The post-war period has been called the ‘Golden Age’ of welfare expansion (Ferrera, 2005; Obinger and Schmitt, 2018). Scarcely acknowledged is the simultaneous dismantling of colonial empire. This was not only a geographic process but also a political one, as the legal status of overseas subjects, or imperial citizens (Banerjee, 2010) was renegotiated. What of their social rights? To what extent were imperial citizens, resident in European metropoles, included in early European welfare states?

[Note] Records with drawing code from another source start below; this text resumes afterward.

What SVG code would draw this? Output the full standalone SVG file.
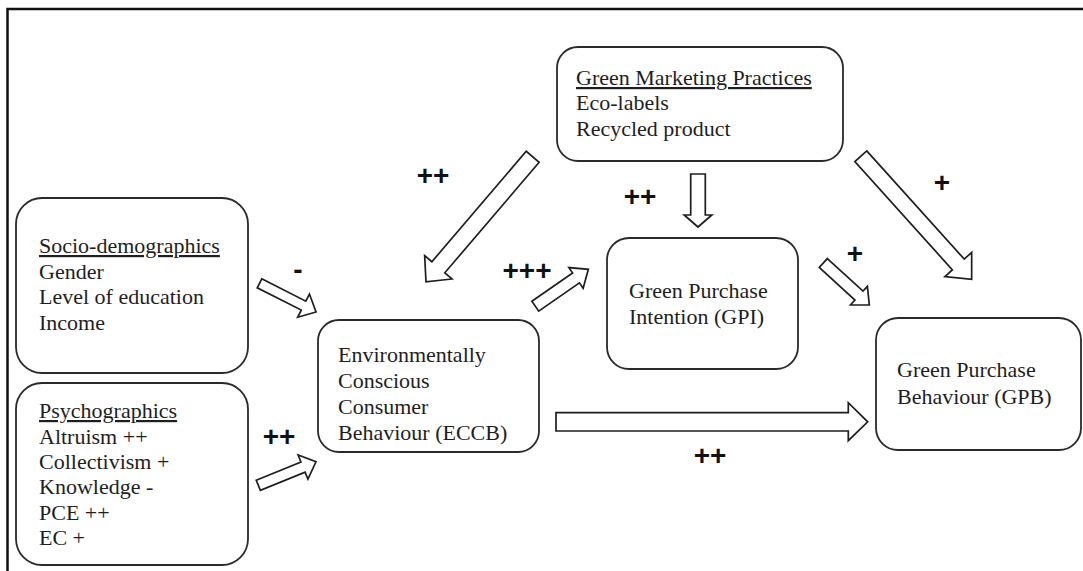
<svg xmlns="http://www.w3.org/2000/svg" width="1083" height="571" viewBox="0 0 1083 571">
  <style>
    .box { fill: #ffffff; stroke: #2a2a2a; stroke-width: 1.8; }
    .txt { font-family: "Liberation Serif", Tinos, "Times New Roman", "DejaVu Serif", serif; font-size: 22px; fill: #1e1e1e; }
    .hd { text-decoration: underline; }
    .blk { fill: #ffffff; stroke: #1e1e1e; stroke-width: 1.7; stroke-linejoin: miter; }
    .sign { font-family: "Liberation Sans", Arial, sans-serif; font-weight: bold; font-size: 28px; fill: #111; text-anchor: middle; }
  </style>

  <rect width="1083" height="571" fill="#ffffff"/>
  <!-- open frame: top and left edges only -->
  <path d="M7.5,571 V9 H1083" fill="none" stroke="#111" stroke-width="2.5"/>

  <g id="socio-demographics" font-family="'Liberation Serif', serif">
    <rect class="box" x="16" y="198" width="232" height="175" rx="26"/>
    <text class="txt" x="39" y="253"><tspan class="hd">Socio-demographics</tspan></text>
    <text class="txt" x="39" y="279">Gender</text>
    <text class="txt" x="39" y="304">Level of education</text>
    <text class="txt" x="39" y="330">Income</text>
  </g>

  <g id="psychographics" font-family="'Liberation Serif', serif">
    <rect class="box" x="16" y="383" width="232" height="182" rx="26"/>
    <text class="txt" x="39" y="418"><tspan class="hd">Psychographics</tspan></text>
    <text class="txt" x="39" y="444">Altruism ++</text>
    <text class="txt" x="39" y="469">Collectivism +</text>
    <text class="txt" x="39" y="494">Knowledge -</text>
    <text class="txt" x="39" y="520">PCE ++</text>
    <text class="txt" x="39" y="545">EC +</text>
  </g>

  <g id="eccb" font-family="'Liberation Serif', serif">
    <rect class="box" x="318" y="320" width="221" height="132" rx="21"/>
    <text class="txt" x="338" y="362">Environmentally</text>
    <text class="txt" x="338" y="388">Conscious</text>
    <text class="txt" x="338" y="414">Consumer</text>
    <text class="txt" x="338" y="440">Behaviour (ECCB)</text>
  </g>

  <g id="green-marketing" font-family="'Liberation Serif', serif">
    <rect class="box" x="557" y="47" width="286" height="114" rx="21"/>
    <text class="txt" x="576" y="85"><tspan class="hd">Green Marketing Practices</tspan></text>
    <text class="txt" x="576" y="110">Eco-labels</text>
    <text class="txt" x="576" y="136">Recycled product</text>
  </g>

  <g id="gpi" font-family="'Liberation Serif', serif">
    <rect class="box" x="607" y="238" width="191" height="131" rx="22"/>
    <text class="txt" x="629" y="298">Green Purchase</text>
    <text class="txt" x="629" y="324">Intention (GPI)</text>
  </g>

  <g id="gpb" font-family="'Liberation Serif', serif">
    <rect class="box" x="876" y="318" width="205" height="132" rx="22"/>
    <text class="txt" x="897" y="377">Green Purchase</text>
    <text class="txt" x="897" y="404">Behaviour (GPB)</text>
  </g>

  <!-- block arrows: drawn along +x from the tail, then placed and turned -->
  <g id="connectors">
    <polygon class="blk" transform="translate(259.5,283.3) rotate(26.9)" points="0,-5 49.4,-5 49.4,-13 63.4,0 49.4,13 49.4,5 0,5"/>
    <polygon class="blk" transform="translate(258.3,485.3) rotate(-22.2)" points="0,-5.5 48.3,-5.5 48.3,-13 62.3,0 48.3,13 48.3,5.5 0,5.5"/>
    <polygon class="blk" transform="translate(532.7,156.8) rotate(130.5)" points="0,-8.5 145.3,-8.5 145.3,-18 164.3,0 145.3,18 145.3,8.5 0,8.5"/>
    <polygon class="blk" transform="translate(698,174) rotate(90)" points="0,-7.3 41,-7.3 41,-13.8 53,0 41,13.8 41,7.3 0,7.3"/>
    <polygon class="blk" transform="translate(535.3,306.2) rotate(-34.8)" points="0,-6 49.6,-6 49.6,-12.5 64.6,0 49.6,12.5 49.6,6 0,6"/>
    <polygon class="blk" transform="translate(823.3,263) rotate(42.4)" points="0,-6 48.3,-6 48.3,-12.5 62.3,0 48.3,12.5 48.3,6 0,6"/>
    <polygon class="blk" transform="translate(860.8,156.2) rotate(48)" points="0,-8 145.7,-8 145.7,-18 165.7,0 145.7,18 145.7,8 0,8"/>
    <polygon class="blk" points="556,412.7 848.3,412.7 848.3,402.7 867.7,421.8 848.3,440.7 848.3,431 556,431"/>
  </g>

  <g id="effect-signs">
    <text class="sign" x="298" y="279">-</text>
    <text class="sign" x="279" y="446">++</text>
    <text class="sign" x="433" y="185">++</text>
    <text class="sign" x="527" y="280">+++</text>
    <text class="sign" x="640" y="206">++</text>
    <text class="sign" x="942" y="192">+</text>
    <text class="sign" x="855" y="263">+</text>
    <text class="sign" x="710" y="465">++</text>
  </g>
</svg>
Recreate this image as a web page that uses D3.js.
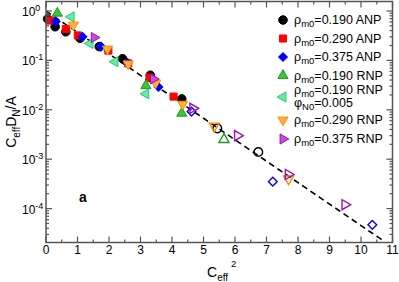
<!DOCTYPE html>
<html>
<head>
<meta charset="utf-8">
<script src="https://cdn.jsdelivr.net/npm/d3@7"></script>
<style>
  body { margin: 0; background: #fff; }
  svg { display: block; font-family: "Liberation Sans", Arial, sans-serif; }
</style>
</head>
<body>
<svg width="399" height="282"></svg>
<script>
// data: [Ceff^2, Ceff*DN/A]
const anp190 = [[0.05, 0.69], [0.29, 0.48], [0.63, 0.38], [1.08, 0.28], [1.69, 0.19], [2.43, 0.108], [3.31, 0.050], [4.31, 0.0166]];
const anp190Open = [[5.44, 0.0042], [6.74, 0.0014]];
const anp290 = [[0.13, 0.64], [0.63, 0.43], [1.01, 0.32], [1.98, 0.158], [2.61, 0.087], [3.29, 0.045], [4.05, 0.0185]];
const anp375 = [[0.31, 0.61], [1.16, 0.30], [1.75, 0.19], [2.59, 0.089], [3.57, 0.029]];
const anp375Open = [[4.62, 0.0092], [7.2, 3.5e-4], [10.36, 4.7e-5]];
const rnp190 = [[0.36, 0.90], [3.17, 0.031], [4.31, 0.0085]];
const rnp190Open = [[5.65, 0.0025]];
const rnp190phi = [[0.80, 0.76], [1.40, 0.22], [2.19, 0.094], [3.17, 0.021]];
const rnp290 = [[0.87, 0.52], [1.95, 0.17], [2.61, 0.085], [3.48, 0.035], [4.34, 0.013]];
const rnp290Open = [[5.34, 0.0047], [7.70, 4.0e-4]];
const rnp375 = [[1.53, 0.29], [3.41, 0.042]];
const rnp375Open = [[4.66, 0.0107], [6.08, 0.0030], [7.69, 4.9e-4], [9.49, 1.2e-4]];

const legendLabels = ["0.190 ANP", "0.290 ANP", "0.375 ANP", "0.190 RNP", "0.190 RNP", "0.290 RNP", "0.375 RNP"];
const xTicks = [0, 1, 2, 3, 4, 5, 6, 7, 8, 9, 10, 11];
const yTicks = [0, -1, -2, -3, -4];

const svg = d3.select("svg");
const x = d3.scaleLinear().domain([0, 11]).range([46, 392.5]);
const y = d3.scaleLog().domain([2.06e-5, 1.556]).range([242.5, 1.5]);

const axisColor = "#555";

// series styles
const styles = [
  {data: anp190, open: anp190Open, shape: d3.symbolCircle, rot: 0, size: 58, color: "#000", fill: "#000"},
  {data: anp290, open: [], shape: d3.symbolSquare, rot: 0, size: 50, color: "#ff0000", fill: "#ff0000"},
  {data: anp375, open: anp375Open, shape: d3.symbolSquare, rot: 45, size: 38, color: "#0000ff", fill: "#0000ff"},
  {data: rnp190, open: rnp190Open, shape: d3.symbolTriangle, rot: 0, size: 44, color: "#1c9a1c", fill: "#3cc43c"},
  {data: rnp190phi, open: [], shape: d3.symbolTriangle, rot: -90, size: 44, color: "#1fcf70", fill: "#6fe6a6"},
  {data: rnp290, open: rnp290Open, shape: d3.symbolTriangle, rot: 180, size: 44, color: "#ff8c00", fill: "#ffb040"},
  {data: rnp375, open: rnp375Open, shape: d3.symbolTriangle, rot: 90, size: 44, color: "#a010b0", fill: "#c050d0"}
];

svg.append("clipPath").attr("id", "clip")
  .append("rect").attr("x", 46).attr("y", 1.5).attr("width", 346.5).attr("height", 241);

// dashed guide line exp(-Ceff^2)
const lineX = d3.range(0, 10.8, 0.1);
svg.append("path")
  .attr("clip-path", "url(#clip)")
  .attr("d", d3.line().x(d => x(d)).y(d => y(Math.exp(-d)))(lineX))
  .attr("fill", "none").attr("stroke", "#000").attr("stroke-width", 1.6)
  .attr("stroke-dasharray", "6,4");

// markers
styles.forEach(s => {
  const sym = d3.symbol().type(s.shape).size(s.size);
  const g = svg.append("g");
  g.selectAll(".f").data(s.data).enter().append("path")
    .attr("d", sym)
    .attr("transform", d => `translate(${x(d[0])},${y(d[1])}) rotate(${s.rot})`)
    .attr("fill", s.fill).attr("stroke", s.color).attr("stroke-width", 1);
  g.selectAll(".o").data(s.open).enter().append("path")
    .attr("d", sym)
    .attr("transform", d => `translate(${x(d[0])},${y(d[1])}) rotate(${s.rot})`)
    .attr("fill", "none").attr("stroke", s.color).attr("stroke-width", 1.4);
});

// frame
svg.append("rect").attr("x", 46).attr("y", 1.5).attr("width", 346.5).attr("height", 241)
  .attr("fill", "none").attr("stroke", axisColor).attr("stroke-width", 1.5);

// x ticks (inward, top and bottom)
const xt = svg.append("g").attr("stroke", axisColor).attr("stroke-width", 1.2);
d3.range(0, 11.01, 0.5).forEach(v => {
  const len = Number.isInteger(v) ? 6 : 3;
  xt.append("line").attr("x1", x(v)).attr("x2", x(v)).attr("y1", 242.5).attr("y2", 242.5 - len);
  xt.append("line").attr("x1", x(v)).attr("x2", x(v)).attr("y1", 1.5).attr("y2", 1.5 + len);
});
svg.append("g").selectAll("text").data(xTicks).enter().append("text")
  .attr("x", d => x(d)).attr("y", 253.5).attr("text-anchor", "middle")
  .attr("font-size", 12).attr("fill", "#000").text(d => d);

// y ticks (log, inward, left and right)
const yt = svg.append("g").attr("stroke", axisColor).attr("stroke-width", 1.2);
y.ticks().forEach(v => {
  if (v < 2.06e-5 || v > 1.556) return;
  const major = Math.abs(Math.log10(v) - Math.round(Math.log10(v))) < 1e-6;
  const len = major ? 6 : 3;
  yt.append("line").attr("x1", 46).attr("x2", 46 + len).attr("y1", y(v)).attr("y2", y(v));
  yt.append("line").attr("x1", 392.5).attr("x2", 392.5 - len).attr("y1", y(v)).attr("y2", y(v));
});
const ylab = svg.append("g").selectAll("text").data(yTicks).enter().append("text")
  .attr("x", 22).attr("y", d => y(Math.pow(10, d)) + 5)
  .attr("font-size", 12).attr("fill", "#000");
ylab.append("tspan").text("10");
ylab.append("tspan").attr("dy", -5).attr("font-size", 9).text(d => d === 0 ? "0" : "-" + (-d));

// axis titles
const xTitle = svg.append("text").attr("x", 207).attr("y", 277).attr("font-size", 14).attr("fill", "#000");
xTitle.append("tspan").text("C");
xTitle.append("tspan").attr("dy", 4).attr("font-size", 10).text("eff");
xTitle.append("tspan").attr("dy", -14).attr("dx", 3).attr("font-size", 9.5).text("2");

const yTitle = svg.append("text").attr("transform", "translate(16,122) rotate(-90)")
  .attr("text-anchor", "middle").attr("font-size", 14).attr("fill", "#000");
yTitle.append("tspan").text("C");
yTitle.append("tspan").attr("dy", 4).attr("font-size", 10).text("eff");
yTitle.append("tspan").attr("dy", -4).text("D");
yTitle.append("tspan").attr("dy", 4).attr("font-size", 10).text("N");
yTitle.append("tspan").attr("dy", -4).text("/A");

svg.append("text").attr("x", 79).attr("y", 202).attr("font-size", 14)
  .attr("font-weight", "bold").attr("fill", "#000").text("a");

// legend
const legendY = [20, 38.5, 57, 75.5, 97, 120, 139];
styles.forEach((s, i) => {
  const sym = d3.symbol().type(s.shape).size(s.size);
  svg.append("path").attr("d", sym)
    .attr("transform", `translate(283,${legendY[i]}) rotate(${s.rot})`)
    .attr("fill", s.fill).attr("stroke", s.color).attr("stroke-width", 1);
  const ty = i === 4 ? 90 : legendY[i];
  const t = svg.append("text").attr("x", 294).attr("y", ty + 4).attr("font-size", 12.5).attr("fill", "#000");
  t.append("tspan").text("ρ");
  t.append("tspan").attr("dy", 3).attr("font-size", 9.5).text("m0");
  t.append("tspan").attr("dy", -3).text("=" + legendLabels[i]);
  if (i === 4) {
    const t2 = svg.append("text").attr("x", 294).attr("y", 107).attr("font-size", 12.5).attr("fill", "#000");
    t2.append("tspan").text("φ");
    t2.append("tspan").attr("dy", 3).attr("font-size", 9.5).text("N0");
    t2.append("tspan").attr("dy", -3).text("=0.005");
  }
});
</script>
</body>
</html>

Existing literature generates conflicting expectations. On the one hand, the careful delineation of boundaries to welfare, especially along racialized lines, is thought to create a ‘sphere of justice,’ engendering solidarity necessary for redistribution (Walzer, 1983; Lieberman, 2001; Alesina and Glaeser, 2004). On the other hand, legal equality and the possibility for full political rights were instrumentalized to justify and maintain colonial presence (Betts, 1991; Hansen, 2000; Shepard, 2006). Granting social rights may have been a strategic concession to maintain legitimacy. In this paper, I set out to explore this question through a case study of the social rights of Dutch imperial citizens in the late 1950s. The Dutch population of imperial citizens included both white ‘expatriates’ from e.g. post-independence Indonesia as well as non-white citizens of Dutch empire from Suriname, enabling the effects of race and citizenship on welfare state inclusion to be disentangled. In addition, Dutch resistance to decolonization is well-documented; oft-cited is the intensity of attachment to West New Guinea despite its limited strategic value (Lijphart, 1966; Kuitenbrouwer, 2016). Here, I compare the eligibility of different groups to the 1956 General Old Age Act reform, which marked a critical juncture in the transformation of Dutch welfare from limited to higher levels of generosity (Nijhuis, 2018). I also consult archival evidence from parliamentary debates, consultations and commission reports to resurrect the justifications given at the time. The paper offers insight into the boundary-making of European welfare states, and the inclusionary or exclusionary impulses at its foundations. It also has implications for scholarship at the migration-welfare nexus, adding to the literature on the potential trade-off between welfare generosity and openness to migrants (Ruhs, 2013).